**** The data ****
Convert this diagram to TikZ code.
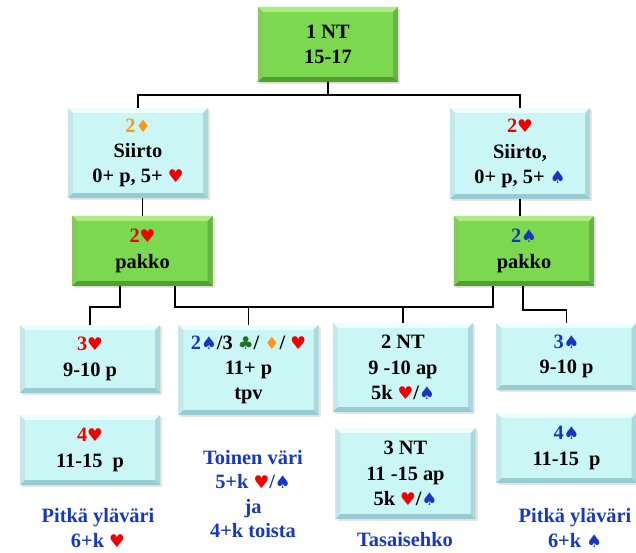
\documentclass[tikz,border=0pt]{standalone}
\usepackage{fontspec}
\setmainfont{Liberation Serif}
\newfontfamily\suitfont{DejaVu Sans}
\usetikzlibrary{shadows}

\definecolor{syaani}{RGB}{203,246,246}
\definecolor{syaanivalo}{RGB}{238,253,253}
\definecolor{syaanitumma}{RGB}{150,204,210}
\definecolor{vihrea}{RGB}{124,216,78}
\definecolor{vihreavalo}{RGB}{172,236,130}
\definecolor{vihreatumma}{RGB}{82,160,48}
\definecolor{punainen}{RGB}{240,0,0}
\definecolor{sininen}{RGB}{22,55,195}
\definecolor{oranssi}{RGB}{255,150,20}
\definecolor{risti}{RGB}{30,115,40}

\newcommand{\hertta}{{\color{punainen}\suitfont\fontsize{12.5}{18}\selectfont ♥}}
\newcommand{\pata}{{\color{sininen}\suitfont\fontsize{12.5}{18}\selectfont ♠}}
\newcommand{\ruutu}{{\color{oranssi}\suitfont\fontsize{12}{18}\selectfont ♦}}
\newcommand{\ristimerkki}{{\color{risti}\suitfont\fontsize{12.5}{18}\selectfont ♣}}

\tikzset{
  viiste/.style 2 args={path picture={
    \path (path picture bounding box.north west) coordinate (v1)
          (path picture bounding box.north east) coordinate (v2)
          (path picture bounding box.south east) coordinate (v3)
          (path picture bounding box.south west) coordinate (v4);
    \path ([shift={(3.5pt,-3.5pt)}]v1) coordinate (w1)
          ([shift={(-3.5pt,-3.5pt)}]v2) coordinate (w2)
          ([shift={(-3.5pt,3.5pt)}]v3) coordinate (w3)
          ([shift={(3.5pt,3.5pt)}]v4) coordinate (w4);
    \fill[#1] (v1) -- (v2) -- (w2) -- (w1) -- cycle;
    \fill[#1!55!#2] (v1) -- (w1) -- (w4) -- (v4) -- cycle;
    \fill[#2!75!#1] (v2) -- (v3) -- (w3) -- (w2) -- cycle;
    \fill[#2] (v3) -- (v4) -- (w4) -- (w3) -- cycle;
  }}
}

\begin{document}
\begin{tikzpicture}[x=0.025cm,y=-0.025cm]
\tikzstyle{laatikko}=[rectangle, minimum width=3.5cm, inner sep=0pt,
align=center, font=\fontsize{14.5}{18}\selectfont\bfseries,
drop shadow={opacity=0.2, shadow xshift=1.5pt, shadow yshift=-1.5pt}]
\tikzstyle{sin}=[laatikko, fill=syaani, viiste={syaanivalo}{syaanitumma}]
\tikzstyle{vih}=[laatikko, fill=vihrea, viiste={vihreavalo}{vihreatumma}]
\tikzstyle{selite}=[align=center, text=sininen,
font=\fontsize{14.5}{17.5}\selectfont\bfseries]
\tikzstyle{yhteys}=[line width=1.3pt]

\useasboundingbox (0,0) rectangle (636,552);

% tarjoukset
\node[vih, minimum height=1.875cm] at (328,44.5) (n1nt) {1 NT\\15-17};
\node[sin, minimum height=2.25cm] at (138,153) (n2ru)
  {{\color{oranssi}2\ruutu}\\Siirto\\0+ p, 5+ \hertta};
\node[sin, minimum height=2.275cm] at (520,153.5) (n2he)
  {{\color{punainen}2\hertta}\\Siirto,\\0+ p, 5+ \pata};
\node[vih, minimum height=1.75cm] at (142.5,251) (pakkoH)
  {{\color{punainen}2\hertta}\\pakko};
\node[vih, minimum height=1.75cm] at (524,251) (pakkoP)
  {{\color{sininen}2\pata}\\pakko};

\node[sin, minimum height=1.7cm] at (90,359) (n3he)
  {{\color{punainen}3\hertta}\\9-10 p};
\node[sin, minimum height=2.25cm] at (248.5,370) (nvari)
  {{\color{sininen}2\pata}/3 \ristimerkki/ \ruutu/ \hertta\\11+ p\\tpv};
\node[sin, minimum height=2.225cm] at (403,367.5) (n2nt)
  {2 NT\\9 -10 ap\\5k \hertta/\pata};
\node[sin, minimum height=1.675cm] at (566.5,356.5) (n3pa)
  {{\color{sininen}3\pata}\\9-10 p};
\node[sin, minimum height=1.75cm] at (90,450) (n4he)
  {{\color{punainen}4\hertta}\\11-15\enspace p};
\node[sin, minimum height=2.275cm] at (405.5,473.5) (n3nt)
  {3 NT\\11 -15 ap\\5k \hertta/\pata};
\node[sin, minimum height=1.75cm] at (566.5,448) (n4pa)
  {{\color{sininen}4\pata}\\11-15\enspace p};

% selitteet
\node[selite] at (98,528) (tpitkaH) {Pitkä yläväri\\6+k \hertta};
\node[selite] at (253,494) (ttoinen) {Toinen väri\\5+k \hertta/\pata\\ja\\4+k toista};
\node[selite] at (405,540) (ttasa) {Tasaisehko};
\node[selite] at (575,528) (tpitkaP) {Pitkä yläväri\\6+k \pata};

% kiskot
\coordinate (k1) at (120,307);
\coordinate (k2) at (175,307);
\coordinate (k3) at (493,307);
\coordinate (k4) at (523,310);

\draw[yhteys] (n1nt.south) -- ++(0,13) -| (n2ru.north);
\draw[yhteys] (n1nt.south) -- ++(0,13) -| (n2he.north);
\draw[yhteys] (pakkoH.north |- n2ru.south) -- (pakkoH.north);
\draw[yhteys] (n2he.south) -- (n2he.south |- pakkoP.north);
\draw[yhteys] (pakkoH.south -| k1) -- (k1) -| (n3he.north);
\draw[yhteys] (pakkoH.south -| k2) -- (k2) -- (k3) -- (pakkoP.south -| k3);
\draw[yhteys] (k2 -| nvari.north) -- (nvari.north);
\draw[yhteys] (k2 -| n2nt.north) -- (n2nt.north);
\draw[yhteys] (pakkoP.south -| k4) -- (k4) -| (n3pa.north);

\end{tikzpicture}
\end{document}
****
**** The data ****
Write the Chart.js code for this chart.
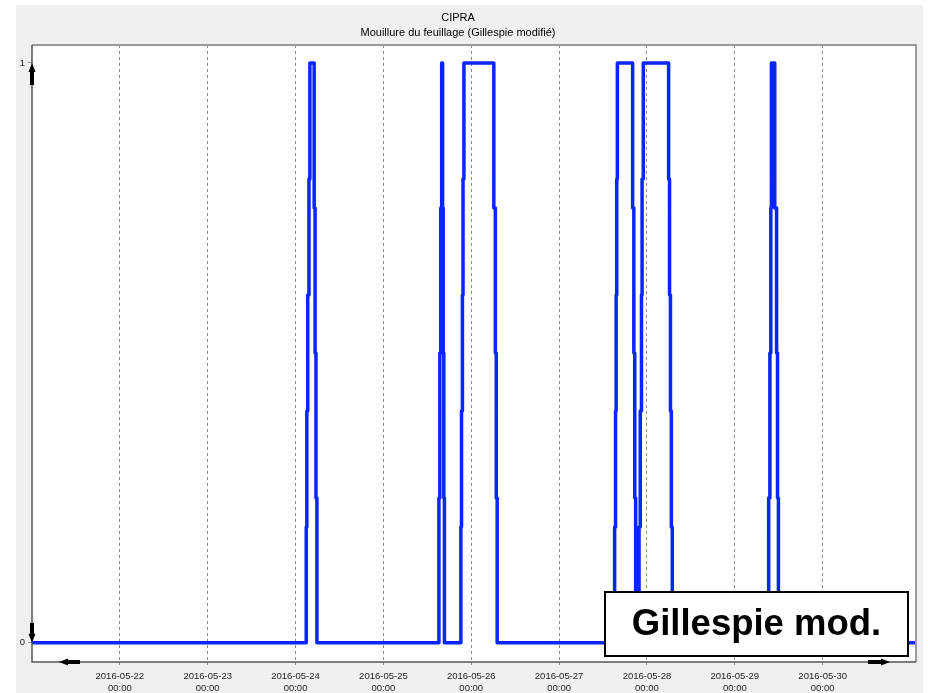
****
Instructions to follow | List every line above that contains the word "this".

Output of the task |
Convert this diagram to TikZ code.
Write the Chart.js code for this chart.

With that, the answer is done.